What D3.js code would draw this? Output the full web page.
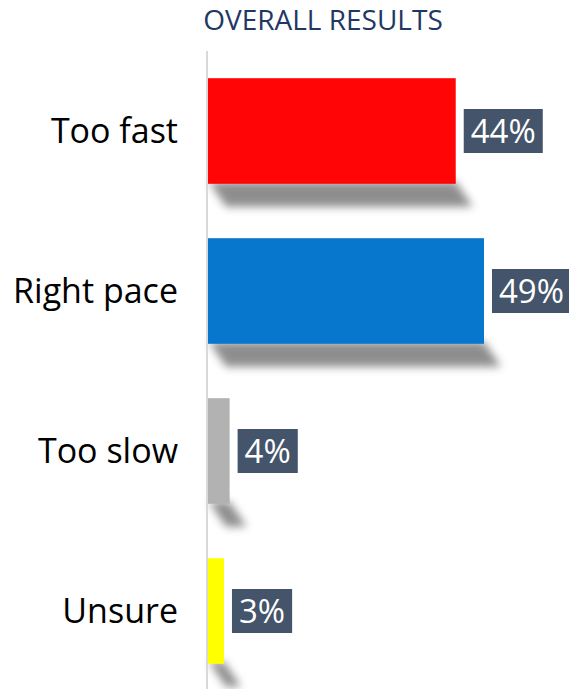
<!DOCTYPE html>
<html><head><meta charset="utf-8">
<script src="https://cdn.jsdelivr.net/npm/d3@7"></script>
<style>html,body{margin:0;padding:0;background:#fff;}</style>
</head><body>
<div id="chart"></div>
<script>
const categories = ["Too fast", "Right pace", "Too slow", "Unsure"];
const values = [44, 49, 4, 3];
const valueLabels = ["44%", "49%", "4%", "3%"];
const colors = ["#ff0505", "#0677cc", "#b2b2b2", "#ffff00"];
const title = "OVERALL RESULTS";

const W = 569, H = 689;
const x0 = 207;
const FONT = "'Open Sans', Lato, sans-serif";
const svg = d3.select("#chart").append("svg").attr("width", W).attr("height", H);

const defs = svg.append("defs");
defs.append("filter").attr("id", "blur").attr("x", "-30%").attr("y", "-50%").attr("width", "160%").attr("height", "200%")
  .append("feGaussianBlur").attr("stdDeviation", 4);

const x = d3.scaleLinear().domain([0, 49]).range([x0, 484]);
const y = d3.scaleBand().domain(categories).range([51, 691]).paddingInner(0.34).paddingOuter(0.17);

svg.append("text").attr("x", 323).attr("y", 29.5).attr("text-anchor", "middle")
  .attr("font-family", FONT).attr("font-size", 28)
  .attr("fill", "#1f3864").text(title);

// perspective shadows
svg.selectAll("path.shadow").data(categories).enter().append("path").attr("class", "shadow")
  .attr("d", (d, i) => {
    const b = y(d) + y.bandwidth() - 2, xe = x(values[i]);
    return `M${x0 + 2},${b} L${xe},${b} L${xe + 17},${b + 25} L${x0 + 19},${b + 25} Z`;
  })
  .attr("fill", "#7a7a7a").attr("opacity", 0.85).attr("filter", "url(#blur)");

svg.selectAll("rect.bar").data(categories).enter().append("rect").attr("class", "bar")
  .attr("x", x0).attr("y", d => y(d)).attr("width", (d, i) => x(values[i]) - x0)
  .attr("height", y.bandwidth()).attr("fill", (d, i) => colors[i]);

svg.append("line").attr("x1", x0).attr("x2", x0).attr("y1", 51).attr("y2", H)
  .attr("stroke", "#d9d9d9").attr("stroke-width", 2);

svg.selectAll("text.cat").data(categories).enter().append("text").attr("class", "cat")
  .attr("x", 178).attr("y", d => y(d) + y.bandwidth() / 2).attr("dy", "0.36em")
  .attr("text-anchor", "end").attr("font-family", FONT)
  .attr("font-size", 34).attr("fill", "#000").text(d => d);

const lg = svg.selectAll("g.lbl").data(categories).enter().append("g").attr("class", "lbl");
lg.each(function(d, i) {
  const g = d3.select(this);
  const cy = y(d) + y.bandwidth() / 2;
  const bx = x(values[i]) + 8;
  const t = g.append("text").attr("x", bx + 7).attr("y", cy).attr("dy", "0.36em")
    .attr("font-family", FONT).attr("font-size", 33)
    .attr("fill", "#fff").text(valueLabels[i]);
  const w = t.node().getComputedTextLength();
  g.insert("rect", "text").attr("x", bx).attr("y", cy - 22).attr("width", w + 14).attr("height", 44)
    .attr("fill", "#44546a");
});
</script>
</body></html>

····················

_Exercise brief_
Leave the pictures out and copy the rest of the data exactly.

_Answer below_
What D3.js code would draw this? Output the full web page.
<!DOCTYPE html>
<html><head><meta charset="utf-8">
<script src="https://cdn.jsdelivr.net/npm/d3@7"></script>
<style>html,body{margin:0;padding:0;background:#fff;}</style>
</head><body>
<div id="chart"></div>
<script>
const categories = ["Too fast", "Right pace", "Too slow", "Unsure"];
const values = [44, 49, 4, 3];
const valueLabels = ["44%", "49%", "4%", "3%"];
const colors = ["#ff0505", "#0677cc", "#b2b2b2", "#ffff00"];
const title = "OVERALL RESULTS";

const W = 569, H = 689;
const x0 = 207;
const FONT = "'Open Sans', Lato, sans-serif";
const svg = d3.select("#chart").append("svg").attr("width", W).attr("height", H);

const defs = svg.append("defs");
defs.append("filter").attr("id", "blur").attr("x", "-30%").attr("y", "-50%").attr("width", "160%").attr("height", "200%")
  .append("feGaussianBlur").attr("stdDeviation", 4);

const x = d3.scaleLinear().domain([0, 49]).range([x0, 484]);
const y = d3.scaleBand().domain(categories).range([51, 691]).paddingInner(0.34).paddingOuter(0.17);

svg.append("text").attr("x", 323).attr("y", 29.5).attr("text-anchor", "middle")
  .attr("font-family", FONT).attr("font-size", 28)
  .attr("fill", "#1f3864").text(title);

// perspective shadows
svg.selectAll("path.shadow").data(categories).enter().append("path").attr("class", "shadow")
  .attr("d", (d, i) => {
    const b = y(d) + y.bandwidth() - 2, xe = x(values[i]);
    return `M${x0 + 2},${b} L${xe},${b} L${xe + 17},${b + 25} L${x0 + 19},${b + 25} Z`;
  })
  .attr("fill", "#7a7a7a").attr("opacity", 0.85).attr("filter", "url(#blur)");

svg.selectAll("rect.bar").data(categories).enter().append("rect").attr("class", "bar")
  .attr("x", x0).attr("y", d => y(d)).attr("width", (d, i) => x(values[i]) - x0)
  .attr("height", y.bandwidth()).attr("fill", (d, i) => colors[i]);

svg.append("line").attr("x1", x0).attr("x2", x0).attr("y1", 51).attr("y2", H)
  .attr("stroke", "#d9d9d9").attr("stroke-width", 2);

svg.selectAll("text.cat").data(categories).enter().append("text").attr("class", "cat")
  .attr("x", 178).attr("y", d => y(d) + y.bandwidth() / 2).attr("dy", "0.36em")
  .attr("text-anchor", "end").attr("font-family", FONT)
  .attr("font-size", 34).attr("fill", "#000").text(d => d);

const lg = svg.selectAll("g.lbl").data(categories).enter().append("g").attr("class", "lbl");
lg.each(function(d, i) {
  const g = d3.select(this);
  const cy = y(d) + y.bandwidth() / 2;
  const bx = x(values[i]) + 8;
  const t = g.append("text").attr("x", bx + 7).attr("y", cy).attr("dy", "0.36em")
    .attr("font-family", FONT).attr("font-size", 33)
    .attr("fill", "#fff").text(valueLabels[i]);
  const w = t.node().getComputedTextLength();
  g.insert("rect", "text").attr("x", bx).attr("y", cy - 22).attr("width", w + 14).attr("height", 44)
    .attr("fill", "#44546a");
});
</script>
</body></html>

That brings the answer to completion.